Brief: Reproduce all of the data below without alteration; exclude every picture.

Data block:

****

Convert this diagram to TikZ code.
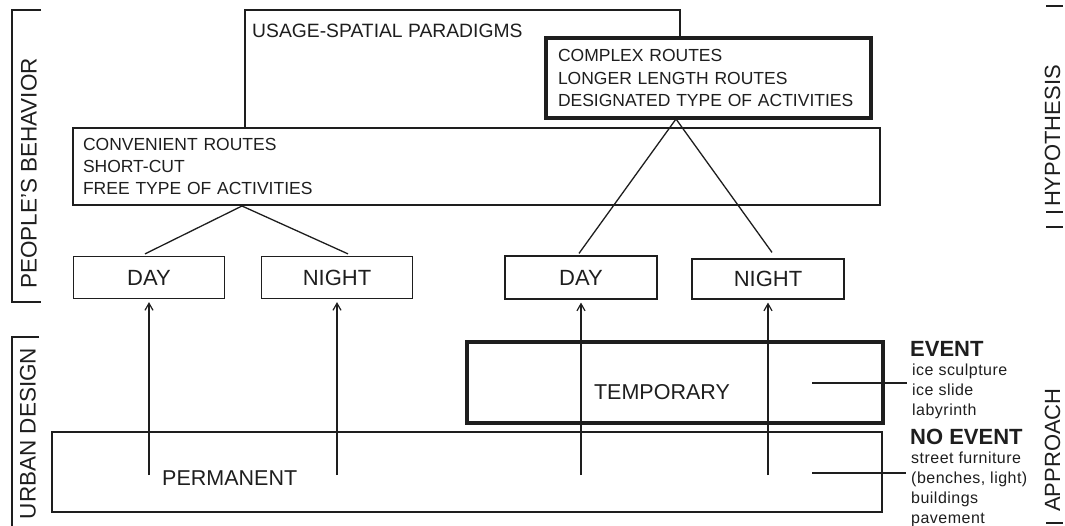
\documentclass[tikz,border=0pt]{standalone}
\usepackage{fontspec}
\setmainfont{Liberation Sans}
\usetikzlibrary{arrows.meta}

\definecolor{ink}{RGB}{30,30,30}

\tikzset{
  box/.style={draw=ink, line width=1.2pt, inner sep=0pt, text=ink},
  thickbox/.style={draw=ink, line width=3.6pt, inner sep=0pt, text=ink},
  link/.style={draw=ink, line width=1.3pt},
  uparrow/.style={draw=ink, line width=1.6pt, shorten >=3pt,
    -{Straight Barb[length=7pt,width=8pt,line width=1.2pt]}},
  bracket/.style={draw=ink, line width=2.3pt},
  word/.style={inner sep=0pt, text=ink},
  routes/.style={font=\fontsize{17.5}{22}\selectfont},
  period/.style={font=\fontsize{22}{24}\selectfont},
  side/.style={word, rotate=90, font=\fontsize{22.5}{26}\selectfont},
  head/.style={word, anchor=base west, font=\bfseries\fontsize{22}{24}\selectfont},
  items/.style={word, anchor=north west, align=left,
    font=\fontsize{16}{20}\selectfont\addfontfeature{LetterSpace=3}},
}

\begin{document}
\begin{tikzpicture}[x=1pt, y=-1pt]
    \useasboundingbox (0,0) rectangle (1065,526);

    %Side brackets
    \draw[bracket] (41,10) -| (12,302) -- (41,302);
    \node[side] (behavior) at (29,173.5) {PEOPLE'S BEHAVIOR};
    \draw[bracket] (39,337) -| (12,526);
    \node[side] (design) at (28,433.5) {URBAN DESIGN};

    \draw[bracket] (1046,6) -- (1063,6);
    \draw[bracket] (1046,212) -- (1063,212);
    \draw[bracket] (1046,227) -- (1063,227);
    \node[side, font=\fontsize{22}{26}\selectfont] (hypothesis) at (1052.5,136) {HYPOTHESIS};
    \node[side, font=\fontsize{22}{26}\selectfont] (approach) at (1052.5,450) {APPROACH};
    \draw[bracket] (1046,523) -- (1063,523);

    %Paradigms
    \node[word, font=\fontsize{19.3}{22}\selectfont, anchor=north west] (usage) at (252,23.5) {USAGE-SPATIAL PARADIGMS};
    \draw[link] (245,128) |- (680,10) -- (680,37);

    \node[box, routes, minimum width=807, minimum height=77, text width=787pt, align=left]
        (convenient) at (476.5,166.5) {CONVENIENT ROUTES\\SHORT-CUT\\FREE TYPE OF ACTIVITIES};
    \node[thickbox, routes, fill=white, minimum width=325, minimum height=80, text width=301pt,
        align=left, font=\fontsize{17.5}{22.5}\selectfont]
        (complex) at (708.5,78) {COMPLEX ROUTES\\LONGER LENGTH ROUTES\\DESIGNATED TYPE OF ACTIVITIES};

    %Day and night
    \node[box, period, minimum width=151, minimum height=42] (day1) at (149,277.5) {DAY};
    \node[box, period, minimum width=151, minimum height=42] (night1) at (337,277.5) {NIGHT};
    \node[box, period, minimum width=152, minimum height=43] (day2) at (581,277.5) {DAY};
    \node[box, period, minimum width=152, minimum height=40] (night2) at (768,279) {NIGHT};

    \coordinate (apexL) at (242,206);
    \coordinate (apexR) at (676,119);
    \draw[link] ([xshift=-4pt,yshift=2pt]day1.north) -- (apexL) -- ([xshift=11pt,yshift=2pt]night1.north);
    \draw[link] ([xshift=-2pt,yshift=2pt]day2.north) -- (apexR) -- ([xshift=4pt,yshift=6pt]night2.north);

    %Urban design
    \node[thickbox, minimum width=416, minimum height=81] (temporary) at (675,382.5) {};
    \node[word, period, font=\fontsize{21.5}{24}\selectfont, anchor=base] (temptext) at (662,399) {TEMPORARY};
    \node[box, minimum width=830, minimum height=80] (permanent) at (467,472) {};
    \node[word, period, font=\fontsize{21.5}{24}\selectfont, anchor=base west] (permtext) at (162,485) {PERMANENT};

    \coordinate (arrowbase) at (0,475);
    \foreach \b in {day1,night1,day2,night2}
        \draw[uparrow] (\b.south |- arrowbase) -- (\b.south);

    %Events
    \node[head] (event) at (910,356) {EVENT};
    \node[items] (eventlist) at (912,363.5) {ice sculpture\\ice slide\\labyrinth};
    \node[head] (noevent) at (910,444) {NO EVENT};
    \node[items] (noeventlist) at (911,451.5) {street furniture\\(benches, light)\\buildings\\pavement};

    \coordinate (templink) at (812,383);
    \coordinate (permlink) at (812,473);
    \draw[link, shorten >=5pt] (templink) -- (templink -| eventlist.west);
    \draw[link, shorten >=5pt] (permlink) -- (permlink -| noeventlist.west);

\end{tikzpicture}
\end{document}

****

Completed exercise:
Convert this diagram to TikZ code.
\documentclass[tikz,border=0pt]{standalone}
\usepackage{fontspec}
\setmainfont{Liberation Sans}
\usetikzlibrary{arrows.meta}

\definecolor{ink}{RGB}{30,30,30}

\tikzset{
  box/.style={draw=ink, line width=1.2pt, inner sep=0pt, text=ink},
  thickbox/.style={draw=ink, line width=3.6pt, inner sep=0pt, text=ink},
  link/.style={draw=ink, line width=1.3pt},
  uparrow/.style={draw=ink, line width=1.6pt, shorten >=3pt,
    -{Straight Barb[length=7pt,width=8pt,line width=1.2pt]}},
  bracket/.style={draw=ink, line width=2.3pt},
  word/.style={inner sep=0pt, text=ink},
  routes/.style={font=\fontsize{17.5}{22}\selectfont},
  period/.style={font=\fontsize{22}{24}\selectfont},
  side/.style={word, rotate=90, font=\fontsize{22.5}{26}\selectfont},
  head/.style={word, anchor=base west, font=\bfseries\fontsize{22}{24}\selectfont},
  items/.style={word, anchor=north west, align=left,
    font=\fontsize{16}{20}\selectfont\addfontfeature{LetterSpace=3}},
}

\begin{document}
\begin{tikzpicture}[x=1pt, y=-1pt]
    \useasboundingbox (0,0) rectangle (1065,526);

    %Side brackets
    \draw[bracket] (41,10) -| (12,302) -- (41,302);
    \node[side] (behavior) at (29,173.5) {PEOPLE'S BEHAVIOR};
    \draw[bracket] (39,337) -| (12,526);
    \node[side] (design) at (28,433.5) {URBAN DESIGN};

    \draw[bracket] (1046,6) -- (1063,6);
    \draw[bracket] (1046,212) -- (1063,212);
    \draw[bracket] (1046,227) -- (1063,227);
    \node[side, font=\fontsize{22}{26}\selectfont] (hypothesis) at (1052.5,136) {HYPOTHESIS};
    \node[side, font=\fontsize{22}{26}\selectfont] (approach) at (1052.5,450) {APPROACH};
    \draw[bracket] (1046,523) -- (1063,523);

    %Paradigms
    \node[word, font=\fontsize{19.3}{22}\selectfont, anchor=north west] (usage) at (252,23.5) {USAGE-SPATIAL PARADIGMS};
    \draw[link] (245,128) |- (680,10) -- (680,37);

    \node[box, routes, minimum width=807, minimum height=77, text width=787pt, align=left]
        (convenient) at (476.5,166.5) {CONVENIENT ROUTES\\SHORT-CUT\\FREE TYPE OF ACTIVITIES};
    \node[thickbox, routes, fill=white, minimum width=325, minimum height=80, text width=301pt,
        align=left, font=\fontsize{17.5}{22.5}\selectfont]
        (complex) at (708.5,78) {COMPLEX ROUTES\\LONGER LENGTH ROUTES\\DESIGNATED TYPE OF ACTIVITIES};

    %Day and night
    \node[box, period, minimum width=151, minimum height=42] (day1) at (149,277.5) {DAY};
    \node[box, period, minimum width=151, minimum height=42] (night1) at (337,277.5) {NIGHT};
    \node[box, period, minimum width=152, minimum height=43] (day2) at (581,277.5) {DAY};
    \node[box, period, minimum width=152, minimum height=40] (night2) at (768,279) {NIGHT};

    \coordinate (apexL) at (242,206);
    \coordinate (apexR) at (676,119);
    \draw[link] ([xshift=-4pt,yshift=2pt]day1.north) -- (apexL) -- ([xshift=11pt,yshift=2pt]night1.north);
    \draw[link] ([xshift=-2pt,yshift=2pt]day2.north) -- (apexR) -- ([xshift=4pt,yshift=6pt]night2.north);

    %Urban design
    \node[thickbox, minimum width=416, minimum height=81] (temporary) at (675,382.5) {};
    \node[word, period, font=\fontsize{21.5}{24}\selectfont, anchor=base] (temptext) at (662,399) {TEMPORARY};
    \node[box, minimum width=830, minimum height=80] (permanent) at (467,472) {};
    \node[word, period, font=\fontsize{21.5}{24}\selectfont, anchor=base west] (permtext) at (162,485) {PERMANENT};

    \coordinate (arrowbase) at (0,475);
    \foreach \b in {day1,night1,day2,night2}
        \draw[uparrow] (\b.south |- arrowbase) -- (\b.south);

    %Events
    \node[head] (event) at (910,356) {EVENT};
    \node[items] (eventlist) at (912,363.5) {ice sculpture\\ice slide\\labyrinth};
    \node[head] (noevent) at (910,444) {NO EVENT};
    \node[items] (noeventlist) at (911,451.5) {street furniture\\(benches, light)\\buildings\\pavement};

    \coordinate (templink) at (812,383);
    \coordinate (permlink) at (812,473);
    \draw[link, shorten >=5pt] (templink) -- (templink -| eventlist.west);
    \draw[link, shorten >=5pt] (permlink) -- (permlink -| noeventlist.west);

\end{tikzpicture}
\end{document}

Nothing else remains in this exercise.